EAC wants Electoral Commission bill passed this week
The Electoral Advisory Committee (EAC) wants the long awaited bill transforming the committee into a commission of Parliament passed by the Senate no later than this week.
An adamant EAC chairman, Professor Errol Miller, said yesterday that the Electoral Commission, which is slated to replace the EAC, has provisions for dealing with campaign financing, the issue which led to a delay in passing the bill in the Senate last week.
“We think it’s very important to have the commission in place, because we saw that campaign financing would be an issue and, therefore, we put the powers within the commission,” Miller told journalists at an emergency press briefing at the EAC office on Old Hope Road in Kingston yesterday.
“Let’s bring it to being,” he said. “Let’s get it established and then move with those matters.”
Miller insisted that any public debate on the issue should be under the aegis of the commission, which would then report to Parliament.
The Clerk’s Office at Gordon House confirmed yesterday that the Senate is to meet on Friday and it is expected that the bill, The Electoral Commission (Interim) Act, will be the main item on the agenda. The Act will remain in force until a second bill giving the commission constitutional authority is passed.
The interim bill was expected to be debated in the Senate last Friday, but the Senate spent hours debating a resolution from government member Senator Trevor Munroe, to have the EAC table its recommendations on political party funding.
In the meantime, the House of Representatives, which passed the bill from September 26, has started debate on a Private Member’s bill from independent MP, Abe Dabdoub, proposing legislation for campaign funding and registration of political parties.

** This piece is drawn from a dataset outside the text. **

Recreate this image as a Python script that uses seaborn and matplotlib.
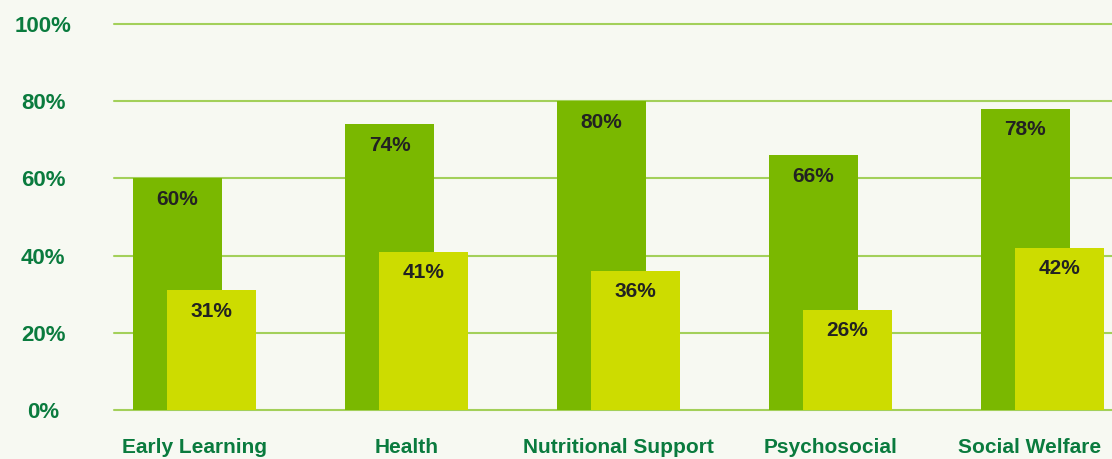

The Opposition Jamaica Labour Party (JLP) has already rejected participating in a joint select committee that the Government has proposed to study Dabdoub’s bill.
Opposition Leader Bruce Golding says that the JLP will not participate in any such deliberations outside of those instigated by the expected report from the EAC which followed recent bipartisan discussion on the issue hosted by the committee.
According to Professor Miller, the selected members of the EAC were “befuddled and perplexed about the necessity of the lengthy debate in the Senate last week on the matter of political party campaign financing”.
“We have done all the work for them, we have put it down there and all that’s needed for it to be done is to be passed by the Senate, and the Senate put off it’s passing last week for something that, in our view, was unnecessary and we are saying please don’t let it happen a second week in a row,” Miller stated.
The displeased EAC chairman also said he wished to dismiss any doubts that the debate might have cast on the work of the EAC.
“We wish to dispel any impression that may have been given that the EAC was not proceeding with deliberate speed on this matter and that the EAC needed any prompting,” he said.
“For the Senate to be saying you need to report to Parliament within such a period of time. could give the impression that the EAC is not acting with expedition on the matter, and I just want to say that is not the case. we have dealt with it with as much dispatch as we could.”
He said that the EAC proposed to table its report much earlier than the three months stated in Munroe’s resolution and, possibly, in another month.
Furthermore, he contended that the legislative body could not, in all fairness, mandate the EAC to submit its report within “so many weeks or months”, when it has neglected to deal with the amendments to the Representation of the People (Interim Electoral Reform) Act which was passed from as far back as 1979.
“How are you charging us to send reports to Parliament within so many weeks or months when you have had legislation sitting down there that we have dealt with, certainly for 27 years, and certainly for the last three years and you’re not dealing with it?” he asked. “We are saying, come on, deal with it. the selected members feel obliged to publicly state their plea to bring this 27-year period of the Interim Act to an end.”